On Wed, 2002-02-27 at 12:46, Todd Lyons wrote:
> Chevalley, Scott wrote on Tue, Feb 26, 2002 at 08:33:51AM -0500 :
> > 
> > I've since decided to try EXT3 because it journals the data as well as
> 
> not be default.  You have to tell it to.  Warning:  it will be very
> slloooooooooooow.
> 
> > the meta-data, while reiserfs only journals the meta-data (I think,
> > that's what I've read).
> 
> Why not just JFS which by default journals both data and meta-data?
> Warning:  it will be very slloooooooooooow.

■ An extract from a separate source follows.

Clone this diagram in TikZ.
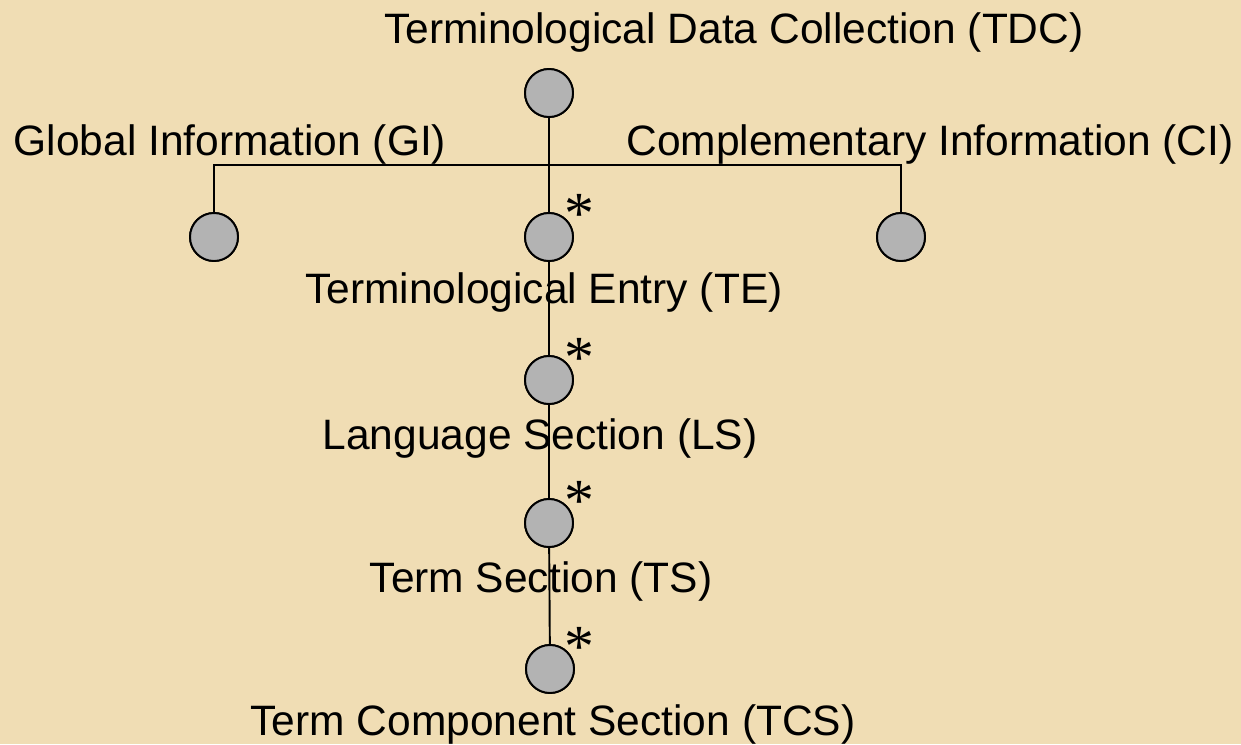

        After doing my best to break the journaling file systems I have
determined that XFS and ReiserFS are the two more reliable and fast
solutions.  I corrupted both JFS and EXT3 to the point I could no longer
boot.  My test was to bring the system down dirty repeatedly without
performing a consistency check on boot.   In beta3 ReiserFS and XFS are
more durable.  XFS is a pretty slow file system unless you're working
with BIG files.  Reiser does better with lots of small files (a tad
slower than ext3, but worth it).

        I managed to ruin and XFS filesystem as shipped with 8.1.  The kernel
patches from SGI are pretty good on a raw kernel or RedHat kernel (I
haven't broken it in such cases).  I assume XFS has been upgraded in the
2.4.17+ mdk kernels (haven't looked).

        Has anyone published current tests on the file systems on Linux for
durability and speed?  My test is hardly comprehensive.